4.7 – O direito democrático à qualidade ambiental e paisagística

A qualidade ambiental e paisagística é direito de todos os brasileiros. A chancela da Paisagem Cultural Brasileira já significou grande passo. Que valoriza a relação harmônica do homem com a natureza. Estimulando a dimensão afetiva com o território e tendo como princípio a qualidade de vida da população, assegurando assim a qualidade ambiental e paisagística como um direito de todos.

Neste princípio, a carta destaca a importância dos instrumentos a serem aplicados para assegurarmos este direito, e recomenda a obrigatoriedade dos Planos de Paisagem nas unidades de gestão territorial. 

Sobre ser peculiar e se reconhecer na paisagem e o desafio econômico.

4.6 – A necessidade do respeito e da preservação de nossas paisagens.

É necessário que se reconheça a importância da preservação das paisagens e seus compartimentos morfoestruturais e fitogeográficos significativos como exemplares da memória coletiva dos nossos habitantes. Paisagens de exceção, devido à sua unicidade como testemunhas de uma história climática, evolutiva e cultural, devem ser consideradas como prioritárias à preservação. O reconhecimento, a partir das comunidades locais e suas referências, dos elementos simbólicos e significativos, a serem preservados dentre suas paisagens cotidianas, os critérios cênicos e de monumentalidade devem sofrer o acréscimo de outros critérios para a delimitação do que seja patrimônio. Considerar o respeito à paisagem e o direito à paisagem como meios de garantia da cidadania e da própria sobrevivência das cidades.

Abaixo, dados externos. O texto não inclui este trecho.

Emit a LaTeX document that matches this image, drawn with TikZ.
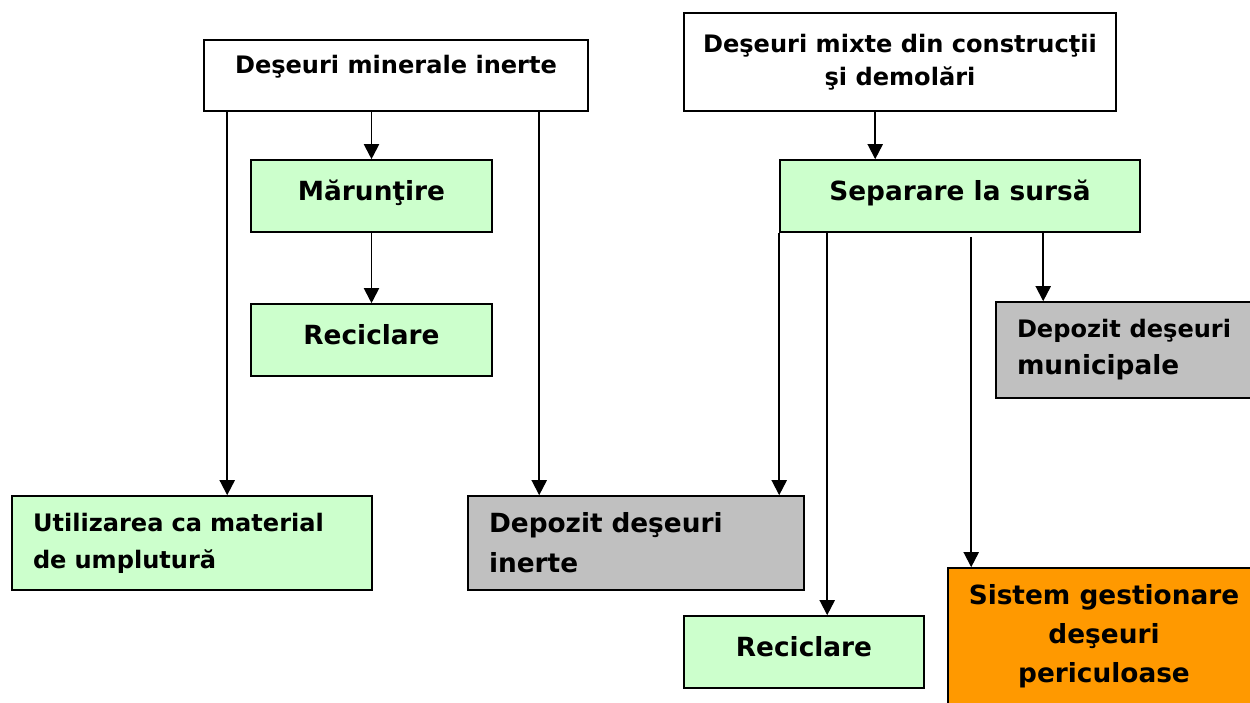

Essa é a questão, a necessidade de encontrar um caminho de equilíbrio para o desenvolvimento urbano, e em alguns casos a solução não será a verticalização, e sim o inverso, em sítios e horizontes peculiares, como é o caso do empreendimento previsto próximo ao Parque São Francisco, a preciosidade pode ser o valor de troca, de tão peculiar, porque não cobrar mais, verticalizar e construir menos? Trazer a linha do horizonte natural como limite a ser visto e preservado, como tão sabiamente defendia Hans Broos, arquiteto e urbanista, estudioso da paisagem de Blumenau, em seus estudos defendia que o limite para verticalização para Blumenau seria de 15 pavimentos, com essa escala teríamos a vista do horizonte dos morros preservados, esse limite é que precisamos conferir, não é tratar a cidade toda com a mesma régua, e sim ter critérios mais elaborados, que dirija os limites da verticalização na altura que tenha harmonia com a paisagem, segurança ambiental, capacidade de suporte e com o devido respeito a comunidade que nela está inserida.